OIL – its a slippery slope downwards. Iran sanctions lifted, billions of USD’s freed up and talk of an additional 500k bpd to flood the market sent prices tumbling through $30 (as you can see from the table above). No respite for oil right now and as a consequence the USD is on the back foot unable to rally. EURUSD seems to have found some traction and rallied to 1.0942 before profit taking set in. Currently trading at 1.0885 it is hard to see a sustained USD rally setting in. Very different though vs the GBP, with the latter getting BATTERED and BRUISED. Hope you been reading our daily comment as spot hit our “short term” target of 1.4250  (low 1.4247) and has since bounced back to 1.43 handle as I write this. Unfortunately vs the EUR, the GBP has been quite simply obliterated. Over the past 2 weeks the GBP has fallen from 0.7050 (1.4185) to 0.7610 (1.3140). 2 simple reasons; (1) EU referendum taking its toll (weekend report the NO (leave) camp opened a 7 point lead over the YES (stay in) camp, and (2) No rate hike due anytime soon given the economic situation. Don’t be fooled by the pull back – the GBP is on a slippery slope and further losses are expected.

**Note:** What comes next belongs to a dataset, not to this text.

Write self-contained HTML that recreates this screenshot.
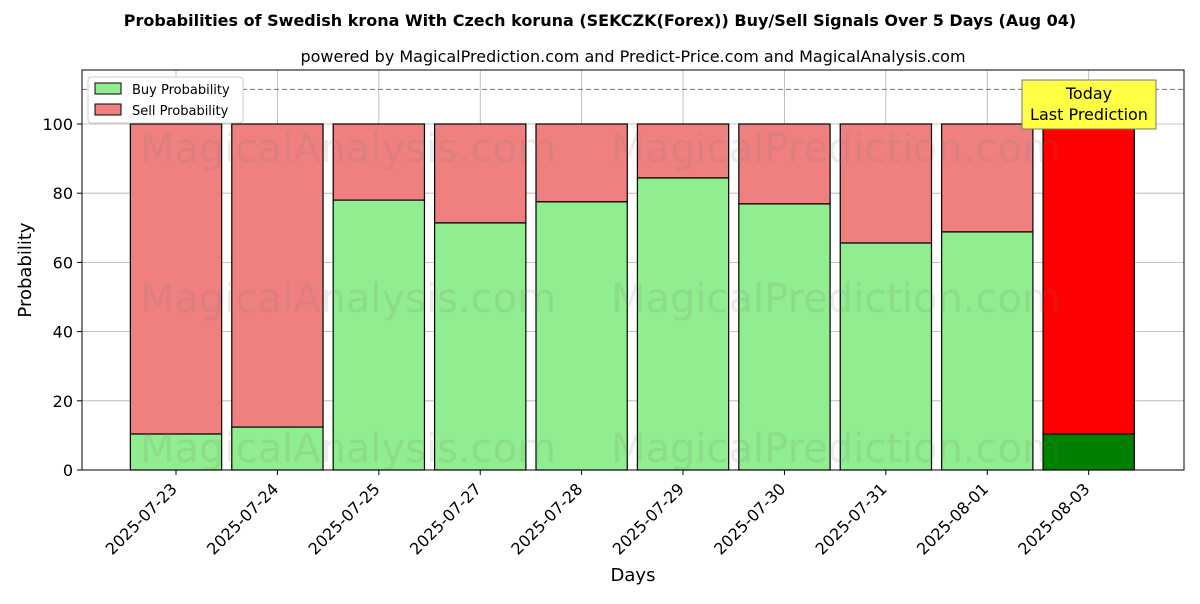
<!DOCTYPE html>
<html><head><meta charset="utf-8"><style>
body{margin:0;background:#fff;font-family:"DejaVu Sans","Liberation Sans",sans-serif;}
</style></head><body>
<svg id="chart" width="1200" height="600" xmlns="http://www.w3.org/2000/svg" font-family="DejaVu Sans, Liberation Sans, sans-serif">
<text x="600" y="26" text-anchor="middle" font-size="16" font-weight="bold">Probabilities of Swedish krona With Czech koruna (SEKCZK(Forex)) Buy/Sell Signals Over 5 Days (Aug 04)</text>
<text x="633" y="62" text-anchor="middle" font-size="16">powered by MagicalPrediction.com and Predict-Price.com and MagicalAnalysis.com</text>
<g id="grid"></g>
<g id="bars"></g>
<g id="wm" font-size="40" fill="rgba(120,120,120,0.15)" text-anchor="middle">
<text x="348" y="162">MagicalAnalysis.com</text>
<text x="836" y="162">MagicalPrediction.com</text>
<text x="348" y="312">MagicalAnalysis.com</text>
<text x="836" y="312">MagicalPrediction.com</text>
<text x="348" y="462">MagicalAnalysis.com</text>
<text x="836" y="462">MagicalPrediction.com</text>
</g>
<line x1="82" x2="1184" y1="89.4" y2="89.4" stroke="#777" stroke-dasharray="5,3"/>
<rect x="82" y="70" width="1102" height="400" fill="none" stroke="#000"/>
<g id="axes"></g>
<text x="633" y="581" text-anchor="middle" font-size="18">Days</text>
<text transform="translate(31,270) rotate(-90)" text-anchor="middle" font-size="18">Probability</text>
<g>
<rect x="88" y="77" width="155" height="46" fill="#fff" stroke="#ccc" rx="3"/>
<rect x="95" y="83" width="26" height="11" fill="#90ee90" stroke="#000"/>
<text x="132" y="94" font-size="13">Buy Probability</text>
<rect x="95" y="104" width="26" height="11" fill="#f08080" stroke="#000"/>
<text x="132" y="115" font-size="13">Sell Probability</text>
</g>
<g>
<rect x="1022" y="80" width="134" height="49" fill="#ffff44" stroke="#777"/>
<text x="1089" y="99" text-anchor="middle" font-size="16">Today</text>
<text x="1089" y="120" text-anchor="middle" font-size="16">Last Prediction</text>
</g>
</svg>
<script>
const categories=["2025-07-23","2025-07-24","2025-07-25","2025-07-27","2025-07-28","2025-07-29","2025-07-30","2025-07-31","2025-08-01","2025-08-03"];
const buyValues=[10.4,12.4,78.0,71.4,77.5,84.4,76.9,65.6,68.8,10.4];
const yTicks=[0,20,40,60,80,100];
const NS="http://www.w3.org/2000/svg";
const X0=82,X1=1184,Y0=470,Y1=70,xmin=-0.927,xmax=9.94,ymin=0,ymax=115.6;
const xs=i=>X0+(i-xmin)/(xmax-xmin)*(X1-X0);
const ys=v=>Y0-(v-ymin)/(ymax-ymin)*(Y0-Y1);
const bw=(X1-X0)/(xmax-xmin)*0.9;
function mk(tag,attrs,parent){const e=document.createElementNS(NS,tag);for(const k in attrs)e.setAttribute(k,attrs[k]);parent.appendChild(e);return e;}
const grid=document.getElementById('grid'),bars=document.getElementById('bars'),axes=document.getElementById('axes');
yTicks.forEach(t=>{
 const l=mk('line',{x1:X0,x2:X1,y1:ys(t),y2:ys(t),stroke:'#b0b0b0','stroke-width':0.8},grid);
 
 
 const tk=mk('line',{x1:X0-5,x2:X0,y1:ys(t),y2:ys(t),stroke:'#000'},axes);
 
 
 const tx=mk('text',{x:X0-9,y:ys(t)+6,'text-anchor':'end','font-size':16},axes);
 tx.textContent=t;
 
 
});
categories.forEach((c,i)=>{
 const cx=xs(i);
 const g=mk('line',{x1:cx,x2:cx,y1:Y1,y2:Y0,stroke:'#b0b0b0','stroke-width':0.8},grid);
 
 
 const last=i===categories.length-1;
 const b=buyValues[i];
 const s=mk('rect',{x:cx-bw/2,y:ys(100),width:bw,height:ys(b)-ys(100),fill:last?'#ff0000':'#f08080',stroke:'#000','stroke-width':1.2},bars);
 
 
 const r=mk('rect',{x:cx-bw/2,y:ys(b),width:bw,height:ys(0)-ys(b),fill:last?'#008000':'#90ee90',stroke:'#000','stroke-width':1.2},bars);
 
 
 const tk=mk('line',{x1:cx,x2:cx,y1:Y0,y2:Y0+5,stroke:'#000'},axes);
 
 
 const ax=cx+2, ay=Y0+20;
 const tx=mk('text',{x:ax,y:ay,'text-anchor':'end','font-size':16,transform:`rotate(-45 ${ax} ${ay})`},axes);
 tx.textContent=c;
 
 
});
</script>
</body></html>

Emerging currencies such as ZAR, TRY, ILS, NGN and INR continue to be plagued by investor flight to safety. 2016 promises to be a horrible year for EM especially as the “carry trade” has now all but disappeared. Too much volatility and uncertainty makes investors edgy. Not to mention of course the local economies which have been plagued by the slowdown in China and (decreased) demand for local goods.

(From a friend at a large Swiss Bank): According to Bloomberg the PBoC will impose required reserve ratios on yuan (CNY) deposits of offshore participant banks in the mainland in a bid to stabilize the currency. The move will take effect from Jan. 25, according to four people familiar with the matter, who declined to be identified because the information isn’t public. The reserve ratio was previously at zero percent on offshore banks’ yuan deposits in the mainland. The deposits will now attract the same ratio as applicable to Chinese banks.

I guess by now you know VOLATILITY is firmly with us. Prepare yourself for wild swings over the coming months.